Task objective:
In the listing that follows, the range to quote begins at the line that has "Write the D3.js code for this chart." and ends after the line that has "0.27, 0.08, 0.12];"; quote it verbatim and add nothing.

※ ※ ※

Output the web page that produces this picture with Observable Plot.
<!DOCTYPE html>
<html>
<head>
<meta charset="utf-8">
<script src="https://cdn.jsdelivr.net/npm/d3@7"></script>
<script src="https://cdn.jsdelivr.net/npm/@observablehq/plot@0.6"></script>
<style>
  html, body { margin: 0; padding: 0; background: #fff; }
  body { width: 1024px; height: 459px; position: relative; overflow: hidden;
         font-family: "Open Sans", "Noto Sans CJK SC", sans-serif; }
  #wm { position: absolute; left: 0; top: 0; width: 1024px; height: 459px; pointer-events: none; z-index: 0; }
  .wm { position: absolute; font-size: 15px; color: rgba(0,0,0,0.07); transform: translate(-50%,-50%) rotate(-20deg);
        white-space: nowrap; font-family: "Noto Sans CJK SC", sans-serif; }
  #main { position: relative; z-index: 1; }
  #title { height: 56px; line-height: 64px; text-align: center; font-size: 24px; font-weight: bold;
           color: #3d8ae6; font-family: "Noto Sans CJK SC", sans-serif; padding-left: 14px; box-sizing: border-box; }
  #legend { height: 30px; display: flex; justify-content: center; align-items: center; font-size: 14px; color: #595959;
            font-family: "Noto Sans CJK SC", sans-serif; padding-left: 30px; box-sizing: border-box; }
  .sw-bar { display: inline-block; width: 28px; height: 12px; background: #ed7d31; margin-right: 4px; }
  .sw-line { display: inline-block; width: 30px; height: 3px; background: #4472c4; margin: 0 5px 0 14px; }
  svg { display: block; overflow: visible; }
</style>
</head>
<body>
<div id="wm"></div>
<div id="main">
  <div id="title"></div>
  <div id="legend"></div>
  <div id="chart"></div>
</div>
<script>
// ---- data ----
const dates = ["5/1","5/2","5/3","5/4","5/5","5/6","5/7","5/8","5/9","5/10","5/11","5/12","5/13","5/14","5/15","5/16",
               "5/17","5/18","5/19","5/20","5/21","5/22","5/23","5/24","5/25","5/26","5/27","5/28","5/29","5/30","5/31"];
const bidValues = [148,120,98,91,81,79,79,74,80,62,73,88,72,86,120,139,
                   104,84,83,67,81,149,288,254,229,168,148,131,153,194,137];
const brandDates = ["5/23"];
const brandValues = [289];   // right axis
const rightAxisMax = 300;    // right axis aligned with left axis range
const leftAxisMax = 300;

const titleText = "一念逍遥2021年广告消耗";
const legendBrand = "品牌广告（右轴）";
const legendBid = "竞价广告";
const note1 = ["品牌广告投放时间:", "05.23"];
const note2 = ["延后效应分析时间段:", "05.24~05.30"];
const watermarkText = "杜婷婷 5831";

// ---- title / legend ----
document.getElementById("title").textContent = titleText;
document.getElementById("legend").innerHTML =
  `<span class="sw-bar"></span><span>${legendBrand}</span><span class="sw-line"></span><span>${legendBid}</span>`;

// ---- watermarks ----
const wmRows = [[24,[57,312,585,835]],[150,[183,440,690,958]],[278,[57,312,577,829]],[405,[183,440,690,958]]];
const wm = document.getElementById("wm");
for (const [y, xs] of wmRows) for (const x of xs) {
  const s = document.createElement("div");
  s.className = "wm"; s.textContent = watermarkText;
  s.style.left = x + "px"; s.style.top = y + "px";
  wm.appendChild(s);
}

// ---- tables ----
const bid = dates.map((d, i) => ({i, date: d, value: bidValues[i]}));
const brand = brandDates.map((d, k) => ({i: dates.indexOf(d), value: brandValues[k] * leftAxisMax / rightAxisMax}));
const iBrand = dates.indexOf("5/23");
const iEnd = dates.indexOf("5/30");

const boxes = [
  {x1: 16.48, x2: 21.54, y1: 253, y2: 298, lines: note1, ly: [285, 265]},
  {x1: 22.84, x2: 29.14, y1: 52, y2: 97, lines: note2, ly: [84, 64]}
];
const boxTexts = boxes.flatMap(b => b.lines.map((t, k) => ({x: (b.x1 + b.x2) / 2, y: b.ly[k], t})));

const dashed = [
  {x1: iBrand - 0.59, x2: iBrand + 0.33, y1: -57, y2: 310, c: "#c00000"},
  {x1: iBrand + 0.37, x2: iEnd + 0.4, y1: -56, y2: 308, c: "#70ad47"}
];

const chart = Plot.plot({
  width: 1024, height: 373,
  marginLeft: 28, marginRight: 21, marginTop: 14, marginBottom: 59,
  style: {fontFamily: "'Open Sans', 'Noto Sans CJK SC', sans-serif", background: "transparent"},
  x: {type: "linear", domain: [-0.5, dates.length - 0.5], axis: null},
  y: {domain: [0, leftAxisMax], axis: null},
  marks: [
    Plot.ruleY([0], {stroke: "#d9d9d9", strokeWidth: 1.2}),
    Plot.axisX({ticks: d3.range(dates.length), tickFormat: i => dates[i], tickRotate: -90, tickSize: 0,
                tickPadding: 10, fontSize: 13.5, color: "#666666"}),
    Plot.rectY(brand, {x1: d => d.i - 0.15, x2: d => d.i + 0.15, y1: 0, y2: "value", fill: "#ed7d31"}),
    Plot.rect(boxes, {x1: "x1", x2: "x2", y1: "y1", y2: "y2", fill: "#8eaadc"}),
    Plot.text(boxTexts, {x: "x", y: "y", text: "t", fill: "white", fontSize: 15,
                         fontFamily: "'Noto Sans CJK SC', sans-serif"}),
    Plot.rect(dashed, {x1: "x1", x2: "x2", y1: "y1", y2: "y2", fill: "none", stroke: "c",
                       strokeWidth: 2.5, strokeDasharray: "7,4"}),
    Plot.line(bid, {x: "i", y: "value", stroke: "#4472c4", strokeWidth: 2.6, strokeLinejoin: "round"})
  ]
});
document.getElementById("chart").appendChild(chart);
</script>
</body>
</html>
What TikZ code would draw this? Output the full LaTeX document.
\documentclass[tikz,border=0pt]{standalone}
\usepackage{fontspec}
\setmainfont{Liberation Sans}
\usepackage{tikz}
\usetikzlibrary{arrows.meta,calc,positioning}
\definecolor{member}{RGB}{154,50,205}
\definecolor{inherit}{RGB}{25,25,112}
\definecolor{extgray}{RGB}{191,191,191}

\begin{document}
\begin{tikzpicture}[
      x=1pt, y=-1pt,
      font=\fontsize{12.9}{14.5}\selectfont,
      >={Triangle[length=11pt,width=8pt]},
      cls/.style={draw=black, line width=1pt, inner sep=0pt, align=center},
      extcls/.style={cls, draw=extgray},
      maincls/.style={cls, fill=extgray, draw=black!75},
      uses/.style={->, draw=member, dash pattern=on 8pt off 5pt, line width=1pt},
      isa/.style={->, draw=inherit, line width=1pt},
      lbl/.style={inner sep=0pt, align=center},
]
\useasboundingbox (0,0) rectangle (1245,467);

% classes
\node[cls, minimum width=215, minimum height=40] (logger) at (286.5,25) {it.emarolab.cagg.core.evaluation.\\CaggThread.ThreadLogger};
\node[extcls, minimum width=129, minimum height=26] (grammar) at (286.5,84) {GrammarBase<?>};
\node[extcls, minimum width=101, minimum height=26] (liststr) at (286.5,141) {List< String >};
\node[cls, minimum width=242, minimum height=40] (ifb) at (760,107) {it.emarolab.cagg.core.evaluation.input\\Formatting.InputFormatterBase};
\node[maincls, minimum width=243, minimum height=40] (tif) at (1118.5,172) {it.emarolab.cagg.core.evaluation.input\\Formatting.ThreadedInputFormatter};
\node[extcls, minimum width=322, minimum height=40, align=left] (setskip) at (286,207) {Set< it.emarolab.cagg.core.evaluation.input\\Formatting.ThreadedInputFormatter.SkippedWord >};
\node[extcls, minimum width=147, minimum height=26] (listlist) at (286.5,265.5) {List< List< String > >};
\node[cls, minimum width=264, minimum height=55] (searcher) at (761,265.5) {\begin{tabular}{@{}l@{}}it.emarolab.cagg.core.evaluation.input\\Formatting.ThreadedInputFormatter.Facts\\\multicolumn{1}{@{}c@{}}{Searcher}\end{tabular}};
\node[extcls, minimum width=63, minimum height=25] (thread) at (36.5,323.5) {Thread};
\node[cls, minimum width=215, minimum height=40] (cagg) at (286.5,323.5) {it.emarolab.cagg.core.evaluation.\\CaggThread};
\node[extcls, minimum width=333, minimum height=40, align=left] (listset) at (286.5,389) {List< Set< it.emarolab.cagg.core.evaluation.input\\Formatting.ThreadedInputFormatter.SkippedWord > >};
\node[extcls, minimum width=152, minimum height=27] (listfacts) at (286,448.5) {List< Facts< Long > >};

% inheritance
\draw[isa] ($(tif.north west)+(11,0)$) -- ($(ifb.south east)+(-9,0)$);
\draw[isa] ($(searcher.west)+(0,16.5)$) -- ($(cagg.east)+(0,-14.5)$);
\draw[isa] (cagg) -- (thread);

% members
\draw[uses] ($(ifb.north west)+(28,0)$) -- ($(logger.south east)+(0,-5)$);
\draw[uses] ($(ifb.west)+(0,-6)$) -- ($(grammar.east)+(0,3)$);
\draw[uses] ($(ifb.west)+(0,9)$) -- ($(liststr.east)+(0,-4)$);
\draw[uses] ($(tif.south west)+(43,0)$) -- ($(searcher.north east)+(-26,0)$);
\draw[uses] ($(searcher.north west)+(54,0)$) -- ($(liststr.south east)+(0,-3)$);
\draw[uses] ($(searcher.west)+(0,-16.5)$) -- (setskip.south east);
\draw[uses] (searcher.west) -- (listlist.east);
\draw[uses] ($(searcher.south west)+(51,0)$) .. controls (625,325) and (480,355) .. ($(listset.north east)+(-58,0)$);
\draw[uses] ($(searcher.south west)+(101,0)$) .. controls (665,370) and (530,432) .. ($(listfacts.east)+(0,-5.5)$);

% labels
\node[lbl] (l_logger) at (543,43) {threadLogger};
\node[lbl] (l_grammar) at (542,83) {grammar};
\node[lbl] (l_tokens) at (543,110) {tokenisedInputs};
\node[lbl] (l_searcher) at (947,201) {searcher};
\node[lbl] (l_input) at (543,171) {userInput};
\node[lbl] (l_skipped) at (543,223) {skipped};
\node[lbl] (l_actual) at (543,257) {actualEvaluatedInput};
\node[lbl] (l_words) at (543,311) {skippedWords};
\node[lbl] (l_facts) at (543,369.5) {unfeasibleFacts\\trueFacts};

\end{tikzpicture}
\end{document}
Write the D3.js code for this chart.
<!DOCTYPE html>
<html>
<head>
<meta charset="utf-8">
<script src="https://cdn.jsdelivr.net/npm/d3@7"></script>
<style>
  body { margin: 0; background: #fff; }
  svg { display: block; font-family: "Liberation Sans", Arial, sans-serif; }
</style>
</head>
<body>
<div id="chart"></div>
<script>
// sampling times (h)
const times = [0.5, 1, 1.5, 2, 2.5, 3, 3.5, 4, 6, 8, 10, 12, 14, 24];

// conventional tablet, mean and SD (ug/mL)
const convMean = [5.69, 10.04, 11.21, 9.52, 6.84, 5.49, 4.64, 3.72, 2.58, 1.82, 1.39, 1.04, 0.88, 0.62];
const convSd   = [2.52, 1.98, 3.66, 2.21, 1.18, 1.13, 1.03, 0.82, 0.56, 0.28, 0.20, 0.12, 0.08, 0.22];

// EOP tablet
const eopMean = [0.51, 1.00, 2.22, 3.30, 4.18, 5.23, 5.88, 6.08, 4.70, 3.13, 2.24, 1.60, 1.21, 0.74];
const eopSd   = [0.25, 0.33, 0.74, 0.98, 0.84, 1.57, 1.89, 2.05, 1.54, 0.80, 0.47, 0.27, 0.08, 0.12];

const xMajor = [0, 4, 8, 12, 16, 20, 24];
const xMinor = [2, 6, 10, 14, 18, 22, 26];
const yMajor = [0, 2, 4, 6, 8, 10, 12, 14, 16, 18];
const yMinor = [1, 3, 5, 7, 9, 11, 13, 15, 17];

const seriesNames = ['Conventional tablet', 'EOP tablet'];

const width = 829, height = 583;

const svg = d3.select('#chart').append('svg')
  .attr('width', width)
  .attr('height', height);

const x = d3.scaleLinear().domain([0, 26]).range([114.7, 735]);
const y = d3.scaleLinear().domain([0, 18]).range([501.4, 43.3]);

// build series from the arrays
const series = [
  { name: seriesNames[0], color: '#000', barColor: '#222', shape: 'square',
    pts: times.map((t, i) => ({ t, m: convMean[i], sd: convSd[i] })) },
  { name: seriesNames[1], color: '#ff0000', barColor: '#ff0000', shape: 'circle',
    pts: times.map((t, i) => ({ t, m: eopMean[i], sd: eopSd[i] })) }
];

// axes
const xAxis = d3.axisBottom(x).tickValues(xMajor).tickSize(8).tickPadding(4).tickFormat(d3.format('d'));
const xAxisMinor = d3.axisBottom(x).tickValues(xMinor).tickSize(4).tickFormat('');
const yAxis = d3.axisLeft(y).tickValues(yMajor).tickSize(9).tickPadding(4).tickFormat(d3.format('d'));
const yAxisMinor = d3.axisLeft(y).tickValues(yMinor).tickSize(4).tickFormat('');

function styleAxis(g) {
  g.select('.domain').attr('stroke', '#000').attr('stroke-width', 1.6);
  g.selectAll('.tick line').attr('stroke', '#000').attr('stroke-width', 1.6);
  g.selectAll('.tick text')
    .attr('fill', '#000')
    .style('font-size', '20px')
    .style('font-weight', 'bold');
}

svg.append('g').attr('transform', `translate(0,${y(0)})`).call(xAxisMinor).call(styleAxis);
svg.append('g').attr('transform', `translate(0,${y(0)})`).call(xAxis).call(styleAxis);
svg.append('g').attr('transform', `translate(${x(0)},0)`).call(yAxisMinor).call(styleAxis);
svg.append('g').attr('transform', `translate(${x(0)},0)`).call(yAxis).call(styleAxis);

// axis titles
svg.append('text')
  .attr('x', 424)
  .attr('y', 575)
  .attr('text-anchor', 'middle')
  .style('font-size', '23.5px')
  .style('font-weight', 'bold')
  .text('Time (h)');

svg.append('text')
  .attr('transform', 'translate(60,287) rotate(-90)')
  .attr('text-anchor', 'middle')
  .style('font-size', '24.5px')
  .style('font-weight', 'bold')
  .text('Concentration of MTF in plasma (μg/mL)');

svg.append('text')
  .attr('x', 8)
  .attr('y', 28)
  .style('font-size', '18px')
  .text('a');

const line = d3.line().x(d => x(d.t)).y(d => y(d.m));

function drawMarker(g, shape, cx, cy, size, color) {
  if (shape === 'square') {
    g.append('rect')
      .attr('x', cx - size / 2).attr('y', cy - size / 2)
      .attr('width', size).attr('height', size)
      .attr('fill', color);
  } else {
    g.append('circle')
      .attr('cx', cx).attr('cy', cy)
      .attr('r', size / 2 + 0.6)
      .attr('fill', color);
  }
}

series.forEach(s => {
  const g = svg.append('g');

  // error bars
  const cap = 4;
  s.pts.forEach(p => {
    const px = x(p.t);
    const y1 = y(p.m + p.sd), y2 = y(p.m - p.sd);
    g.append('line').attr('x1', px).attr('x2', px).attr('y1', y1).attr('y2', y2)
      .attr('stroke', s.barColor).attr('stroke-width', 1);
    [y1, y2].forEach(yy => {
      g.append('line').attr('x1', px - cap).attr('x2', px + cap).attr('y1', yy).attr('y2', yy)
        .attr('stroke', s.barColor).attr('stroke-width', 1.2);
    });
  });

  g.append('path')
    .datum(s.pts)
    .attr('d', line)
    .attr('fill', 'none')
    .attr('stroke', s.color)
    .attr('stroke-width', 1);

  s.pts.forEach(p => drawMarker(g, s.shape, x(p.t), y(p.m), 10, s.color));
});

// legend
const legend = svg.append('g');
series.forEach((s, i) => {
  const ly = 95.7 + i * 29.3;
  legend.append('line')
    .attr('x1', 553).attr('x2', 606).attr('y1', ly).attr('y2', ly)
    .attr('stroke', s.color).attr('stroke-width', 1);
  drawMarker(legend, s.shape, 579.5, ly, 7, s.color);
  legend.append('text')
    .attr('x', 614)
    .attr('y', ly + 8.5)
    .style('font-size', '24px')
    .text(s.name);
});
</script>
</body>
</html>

※ ※ ※

Solution to this task:
Write the D3.js code for this chart.
<!DOCTYPE html>
<html>
<head>
<meta charset="utf-8">
<script src="https://cdn.jsdelivr.net/npm/d3@7"></script>
<style>
  body { margin: 0; background: #fff; }
  svg { display: block; font-family: "Liberation Sans", Arial, sans-serif; }
</style>
</head>
<body>
<div id="chart"></div>
<script>
// sampling times (h)
const times = [0.5, 1, 1.5, 2, 2.5, 3, 3.5, 4, 6, 8, 10, 12, 14, 24];

// conventional tablet, mean and SD (ug/mL)
const convMean = [5.69, 10.04, 11.21, 9.52, 6.84, 5.49, 4.64, 3.72, 2.58, 1.82, 1.39, 1.04, 0.88, 0.62];
const convSd   = [2.52, 1.98, 3.66, 2.21, 1.18, 1.13, 1.03, 0.82, 0.56, 0.28, 0.20, 0.12, 0.08, 0.22];

// EOP tablet
const eopMean = [0.51, 1.00, 2.22, 3.30, 4.18, 5.23, 5.88, 6.08, 4.70, 3.13, 2.24, 1.60, 1.21, 0.74];
const eopSd   = [0.25, 0.33, 0.74, 0.98, 0.84, 1.57, 1.89, 2.05, 1.54, 0.80, 0.47, 0.27, 0.08, 0.12];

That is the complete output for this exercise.